# Big doe down / first deer



## Derek (Nov 15, 2011)

I just started hunting last year, with no experience. I sat in the tree a lot last year and saw only one doe (didn't have a doe tag last year). Well yesterday afternoon was my time. I was in the tree less then one hour. It was an awesome experience. I first saw her at about 80 yards. She came in through the thickest stuff I was hunting and didn't present a good shot till she was about 10' from the base of my tree. I had to really lean over to get a good shot almost straight down. Put it behind the shoulder and got one lung and the heart. She went less then 100 yards.
Had her checked in West Boylston this morning. She was 132 lbs dressed, which I am told is big for a doe. Massachusetts Zone 9


----------



## Jim (Nov 15, 2011)

awesome job Derek!
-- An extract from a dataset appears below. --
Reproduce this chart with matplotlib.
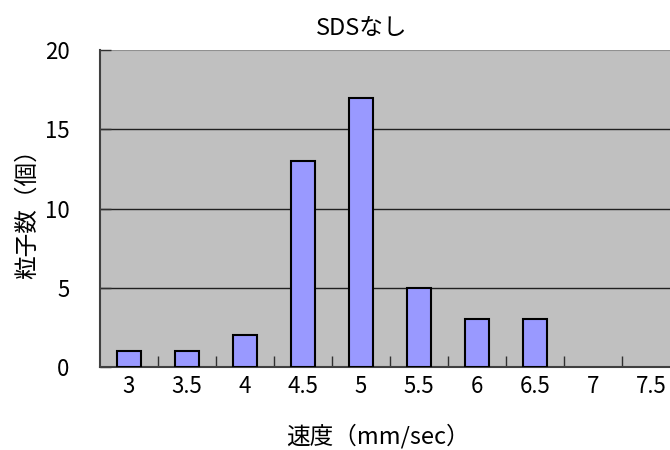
import matplotlib.pyplot as plt
import numpy as np

plt.rcParams['font.family'] = ['Noto Sans CJK JP', 'DejaVu Sans']

# データ
speeds = ['3', '3.5', '4', '4.5', '5', '5.5', '6', '6.5', '7', '7.5']
counts = [1, 1, 2, 13, 17, 5, 3, 3, 0, 0]

fig = plt.figure(figsize=(6.7, 4.5), dpi=100)
# 右端は図の外まで伸びている
ax = fig.add_axes([100 / 670, 1 - 367 / 450, 580 / 670, 317 / 450])
ax.set_facecolor('#c0c0c0')

x = np.arange(len(speeds))
lw = [1.5 if c > 0 else 0 for c in counts]  # 0の棒は描かない
ax.bar(x, counts, width=0.42, color='#9999ff', edgecolor='black', linewidth=lw, zorder=3)

ax.set_xlim(-0.5, len(speeds) - 0.5)
ax.set_ylim(0, 20)
ax.set_yticks([0, 5, 10, 15, 20])
for v in [5, 10, 15]:
    ax.axhline(v, color='#202020', linewidth=1, zorder=1)
ax.axhline(20, color='#909090', linewidth=1.5, zorder=1)

# 目盛り：区切り位置に線、中央にラベル
ax.set_xticks(x[:-1] + 0.5)
ax.set_xticklabels([])
ax.set_xticks(x, minor=True)
ax.set_xticklabels(speeds, minor=True)
ax.tick_params(axis='x', which='major', direction='in', length=8, width=1, color='#303030')
ax.tick_params(axis='x', which='minor', length=0, pad=6, labelsize=16)
ax.tick_params(axis='y', direction='in', length=8, width=1, color='#303030', pad=22, labelsize=16)

for s in ['top', 'right']:
    ax.spines[s].set_visible(False)
ax.spines['left'].set_color('#404040')
ax.spines['bottom'].set_color('#404040')
ax.spines['left'].set_linewidth(1.5)
ax.spines['bottom'].set_linewidth(1.5)

ax.set_xlabel('速度（mm/sec）', fontsize=17, labelpad=0)
ax.xaxis.set_label_coords((378 - 100) / 580, -(424 - 367) / 317)
ax.set_ylabel('粒子数（個）', fontsize=17, labelpad=4)
fig.text(362 / 670, 1 - 28 / 450, 'SDSなし', ha='center', va='center', fontsize=17)

plt.savefig('out.png')
plt.close()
Congrats.


----------



## Derek (Nov 16, 2011)

thanks jim


----------



## bcritch (Nov 16, 2011)

Nice job Derek =D> Congrats....


----------



## T-MAN (Nov 16, 2011)

Nice doe! good job


----------



## JBooth (Nov 16, 2011)

Nice doe! I'm sure you will be enjoying venison for a while now! =D>


----------



## lswoody (Nov 19, 2011)

way to go Derek!!! Congrats!!!!!!!


----------



## switchback (Nov 20, 2011)

Congrats on the doe. Wish they were that big here. My buddy shot a 180 pound doe in Kansas the other morning.


----------